Not the rape of children; not the justification of evil; not the helplessness and loneliness and fear of the victims. 

The love of spouses, the love of true friends, the sacrifice of lives – it would all seem to be a mere sick joke in the face of ultimate evil.  We would hesitate to call it “evil”, since the “good” would seem so impotent.  We would become nihilists, materialists, mute ciphers in a world that was meaningless but that hurt.  And we couldn’t even rage against the hurt – what good would it do?  “What is good?” anyway, as Pilate might have said, with that sophisticated smirk of his, that educated sneer – Pilate, who condemned Him to death and had an elaborate explanation for why it Really Wasn’t His Own Fault for doing so.

But He hung there.  In full view, beaten, tortured, slowly dying.  Betrayed by a friend, abandoned by His Church, brutalized by His people and their occupiers alike.  Jew and Gentile, full of hatred for one another, united in that dark afternoon in their mutual hatred of Him.  How fun!  “Why can’t we all just get along?”  Maybe we can, to tear apart and crucify the only purely Good man who ever lived.  Peace be with you.  And with your spirit.  Now let’s kill Him.

He did not turn from them when they spat upon Him.  He did not return curses for curses.  He did not reject our rejection of Him, our abuse, the worst we had to offer.  We gave it to Him, and we give it to one another. 

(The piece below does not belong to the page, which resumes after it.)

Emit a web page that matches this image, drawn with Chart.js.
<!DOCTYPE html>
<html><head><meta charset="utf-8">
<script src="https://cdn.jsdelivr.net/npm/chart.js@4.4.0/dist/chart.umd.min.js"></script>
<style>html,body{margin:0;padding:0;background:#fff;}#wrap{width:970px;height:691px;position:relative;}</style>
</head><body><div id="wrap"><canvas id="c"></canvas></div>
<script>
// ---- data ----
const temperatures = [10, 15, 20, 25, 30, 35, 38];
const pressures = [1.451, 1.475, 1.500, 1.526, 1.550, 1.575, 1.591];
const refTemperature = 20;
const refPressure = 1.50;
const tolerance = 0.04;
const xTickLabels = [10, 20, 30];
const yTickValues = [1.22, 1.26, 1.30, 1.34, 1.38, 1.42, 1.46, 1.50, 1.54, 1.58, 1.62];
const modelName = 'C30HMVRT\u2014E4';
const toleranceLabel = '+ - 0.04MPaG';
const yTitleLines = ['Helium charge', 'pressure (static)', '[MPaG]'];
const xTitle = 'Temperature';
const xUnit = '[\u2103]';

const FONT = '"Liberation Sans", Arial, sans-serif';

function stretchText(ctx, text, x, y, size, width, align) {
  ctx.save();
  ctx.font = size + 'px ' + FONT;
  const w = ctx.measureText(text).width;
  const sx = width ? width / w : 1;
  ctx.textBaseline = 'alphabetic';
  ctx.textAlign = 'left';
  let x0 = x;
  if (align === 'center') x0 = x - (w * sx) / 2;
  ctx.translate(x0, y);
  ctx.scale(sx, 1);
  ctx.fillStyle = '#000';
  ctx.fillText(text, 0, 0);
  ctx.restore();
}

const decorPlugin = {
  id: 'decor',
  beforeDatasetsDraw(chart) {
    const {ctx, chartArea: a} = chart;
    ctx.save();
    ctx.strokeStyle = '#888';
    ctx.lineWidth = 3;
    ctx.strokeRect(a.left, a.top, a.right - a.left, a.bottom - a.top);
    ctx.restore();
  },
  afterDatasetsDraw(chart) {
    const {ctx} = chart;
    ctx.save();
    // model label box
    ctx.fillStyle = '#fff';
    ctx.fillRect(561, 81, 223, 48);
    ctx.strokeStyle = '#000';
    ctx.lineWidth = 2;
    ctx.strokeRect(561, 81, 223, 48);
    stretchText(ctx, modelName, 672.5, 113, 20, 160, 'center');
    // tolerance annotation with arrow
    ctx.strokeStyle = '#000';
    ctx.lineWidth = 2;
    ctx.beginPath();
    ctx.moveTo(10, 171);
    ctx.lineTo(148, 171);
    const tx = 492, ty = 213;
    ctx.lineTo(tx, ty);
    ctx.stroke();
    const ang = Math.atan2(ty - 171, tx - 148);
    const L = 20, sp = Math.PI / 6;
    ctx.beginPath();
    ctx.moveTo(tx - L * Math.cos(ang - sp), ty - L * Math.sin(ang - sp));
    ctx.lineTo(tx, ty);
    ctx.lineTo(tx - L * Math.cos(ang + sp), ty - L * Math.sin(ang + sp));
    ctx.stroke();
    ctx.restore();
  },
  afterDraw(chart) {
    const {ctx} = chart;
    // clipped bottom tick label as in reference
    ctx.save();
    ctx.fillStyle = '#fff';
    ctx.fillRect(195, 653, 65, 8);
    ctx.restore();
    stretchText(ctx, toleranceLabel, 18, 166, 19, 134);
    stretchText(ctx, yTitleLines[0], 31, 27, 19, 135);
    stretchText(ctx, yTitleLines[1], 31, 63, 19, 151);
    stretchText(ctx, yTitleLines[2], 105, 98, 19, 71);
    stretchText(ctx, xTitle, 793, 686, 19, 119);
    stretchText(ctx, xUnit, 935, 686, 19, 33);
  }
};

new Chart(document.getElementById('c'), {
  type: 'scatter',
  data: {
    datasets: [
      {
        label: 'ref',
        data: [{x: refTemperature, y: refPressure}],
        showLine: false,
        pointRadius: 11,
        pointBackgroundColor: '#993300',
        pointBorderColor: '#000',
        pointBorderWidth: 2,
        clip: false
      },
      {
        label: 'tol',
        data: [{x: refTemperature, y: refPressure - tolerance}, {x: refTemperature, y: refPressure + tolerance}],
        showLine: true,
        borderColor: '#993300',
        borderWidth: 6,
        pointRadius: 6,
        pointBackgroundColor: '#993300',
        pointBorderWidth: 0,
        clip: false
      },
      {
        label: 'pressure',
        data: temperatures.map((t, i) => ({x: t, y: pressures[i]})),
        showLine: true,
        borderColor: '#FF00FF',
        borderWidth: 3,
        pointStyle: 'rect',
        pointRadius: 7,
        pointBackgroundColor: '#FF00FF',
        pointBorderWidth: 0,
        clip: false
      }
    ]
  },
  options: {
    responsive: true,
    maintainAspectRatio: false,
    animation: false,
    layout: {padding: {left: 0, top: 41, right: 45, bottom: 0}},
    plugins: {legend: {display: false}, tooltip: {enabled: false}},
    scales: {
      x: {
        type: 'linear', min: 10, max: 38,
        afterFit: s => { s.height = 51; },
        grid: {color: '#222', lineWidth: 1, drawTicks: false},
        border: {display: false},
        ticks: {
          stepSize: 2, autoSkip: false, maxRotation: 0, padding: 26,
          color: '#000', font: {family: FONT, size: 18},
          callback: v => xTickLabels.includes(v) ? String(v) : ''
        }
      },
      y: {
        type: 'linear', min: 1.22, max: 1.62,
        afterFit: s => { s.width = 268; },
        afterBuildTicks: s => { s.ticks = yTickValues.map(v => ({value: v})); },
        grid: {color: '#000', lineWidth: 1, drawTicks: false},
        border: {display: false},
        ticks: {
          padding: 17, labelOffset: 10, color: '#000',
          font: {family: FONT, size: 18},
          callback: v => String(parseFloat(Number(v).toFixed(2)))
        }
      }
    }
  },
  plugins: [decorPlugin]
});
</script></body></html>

We give it to one another but we tell ourselves we’re justified, or we’re not really sinning, or there are mitigating circumstances, and whatever we do, it’s Never Really Our Own Fault for doing it.  We told ourselves that we were doing good that day we crucified Him, after all – the day the sun stopped shining.  Our intentions are good, we say, and we throw up whatever excuse suits us, and keep right on hurting and hating and hailing the Coming of the Kingdom of Hell.  And we’re not that bad after all – we leave our home-made Calvary and go to Church and clap along to the guitars and listen to the preacher tell us how much God loves us and “Why can’t we all just get along?”  Peace be with you.  Pass the remote.  I’m spiritual, not religious.  Gimme some Jesus, but get rid of that cross.  It tends to trouble my guilty conscience.

There is a dark and awful thing inside of us.  On the one hand, it’s an evil that makes us want to hurt people.  On the other, it’s a terrible hurt, a suffering from the evil that’s been done to us.  I don’t think we have any clue about the depths of secret suffering in our fellow man.  If we saw the pain that our neighbor lives with every single day, and if we saw how that pain was, in some cases, deliberately inflicted, or inflicted out of simple to-hell-with-you negligence – with the best of intentions, of course – by people who were simply out for themselves, we’d go mad.

In fact, the truth of human nature was never better revealed than on that day when the sun died and the earth gave up its breath in a terrible heave – that day when we all stood around jeering at Him.  There is no king but Caesar.  There is no god but Mammon.  There is no god but Nothing.  And to hell with You, savior!  To hell with You.

Such is the tableau.  Such is the eternal picture, the archetype of Human Life.

But in the midst of that, He redeems us.  It is not a senseless murder, a meaningless act of brutality. 

It is a sacrifice. 

And it is the Reality behind Life Itself.